Percebe-se nele que o mundo continua marcado por fortes desigualdades e que mulheres e raparigas de grupos minoritários, racializados e indígenas, ou que vivam em zonas de conflito, têm mais probabilidade de morrer por falta de cuidados de saúde.

O documento assinala que muitas mulheres continuam sem acesso a contracetivos, a partos seguros, cuidados de maternidade adequados. Assim, “os grandes ganhos globais em matéria de saúde e direitos sexuais e reprodutivos nos últimos 30 anos estão manchados por uma dura verdade: milhões de mulheres e meninas não beneficiaram desse progresso por serem quem são ou por terem nascido onde nasceram”.

Isto significa que as melhorias “beneficiaram, sobretudo, as mulheres mais ricas e as que pertencem a grupos étnicos que já tinham um melhor acesso aos cuidados de saúde”. E que “as mulheres e as meninas portadoras de deficiência, os migrantes e os refugiados, as minorias étnicas, as pessoas LGBTQIA+, as pessoas que vivem com o VIH e as castas desfavorecidas enfrentam todos maiores riscos para a saúde sexual e reprodutiva e também um acesso desigual aos cuidados de saúde sexual e reprodutiva”.

Em 40% dos países sobre os quais há dados disponíveis a autonomia das mulheres sobre o seu próprio corpo está a diminuir.
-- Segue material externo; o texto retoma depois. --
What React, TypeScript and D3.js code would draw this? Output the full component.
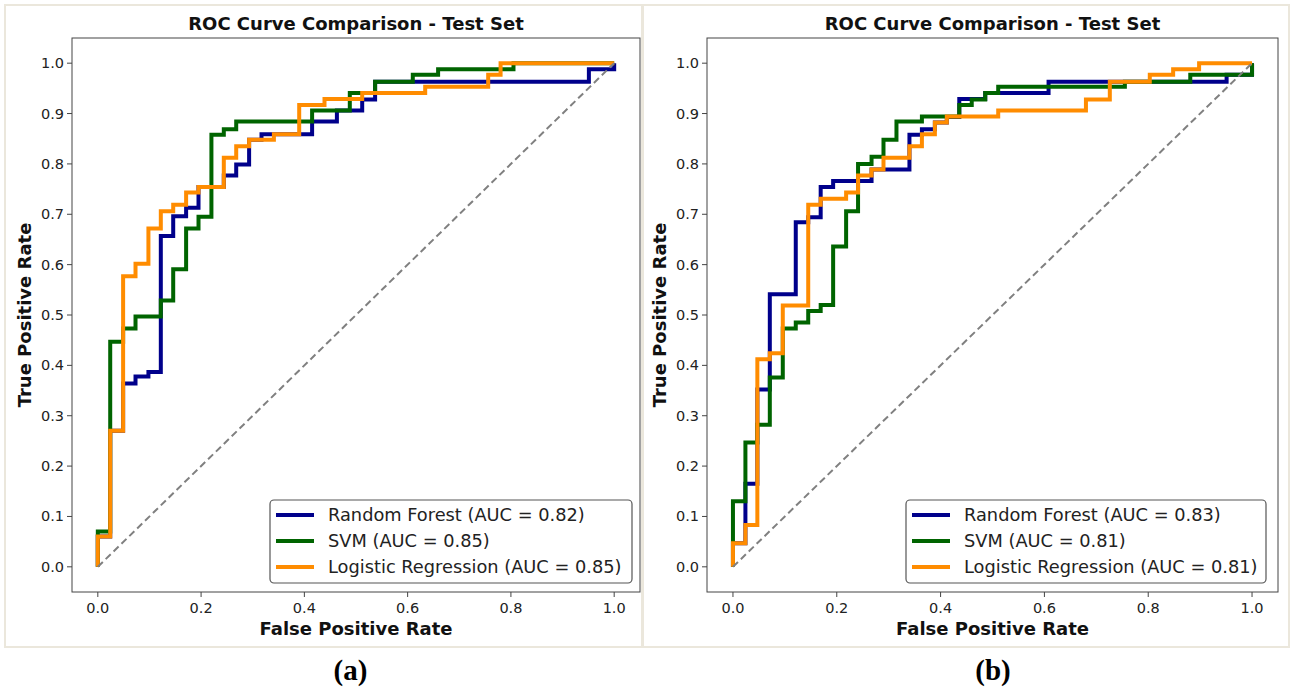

Há 800 mulheres que morrem a cada dia durante o parte, um quarto das mulheres não pode recusar sexo ao parceiro e uma em cada dez não pode decidir sobre contraceção.

Face à dureza destes números, a diretora executiva da UNFPA, Natalia Kanem, contrapõe uma nota de esperança: “no espaço de uma geração, reduzimos a taxa de gravidez indesejada em quase um quinto, diminuímos a taxa de mortalidade materna em um terço e aprovámos leis contra a violência doméstica em mais de 160 países”. Reconhece que “o nosso trabalho está incompleto mas com investimento sustentado e solidariedade global não é impossível”.

Ao Diário de Notícias, Mónica Ferro, do escritório do Fundo das Nações Unidas para a População em Londres, explica que há um sentimento misto há volta do que é descrito no relatório: “por um lado queremos celebrar as imensas conquistas e sucessos desde há 30 anos (quando foi desenhado, no Cairo, este programa que colocou pela primeira vez a saúde sexual e os direitos reprodutivos das pessoas no coração do desenvolvimento global), por outro há preocupação e uma certa estupefação com a desigualdade, com a falta de progresso em muitas comunidades.”

Por outro, “custa-me ver de uma forma tão nua e crua as comunidades que têm sido deixadas para trás, as desigualdades”, o que “significa que nós não temos conseguido desmontar as barreiras sistémicas que nos impedem de chegar a estas pessoas, que ficaram ainda mais para trás do que estavam”.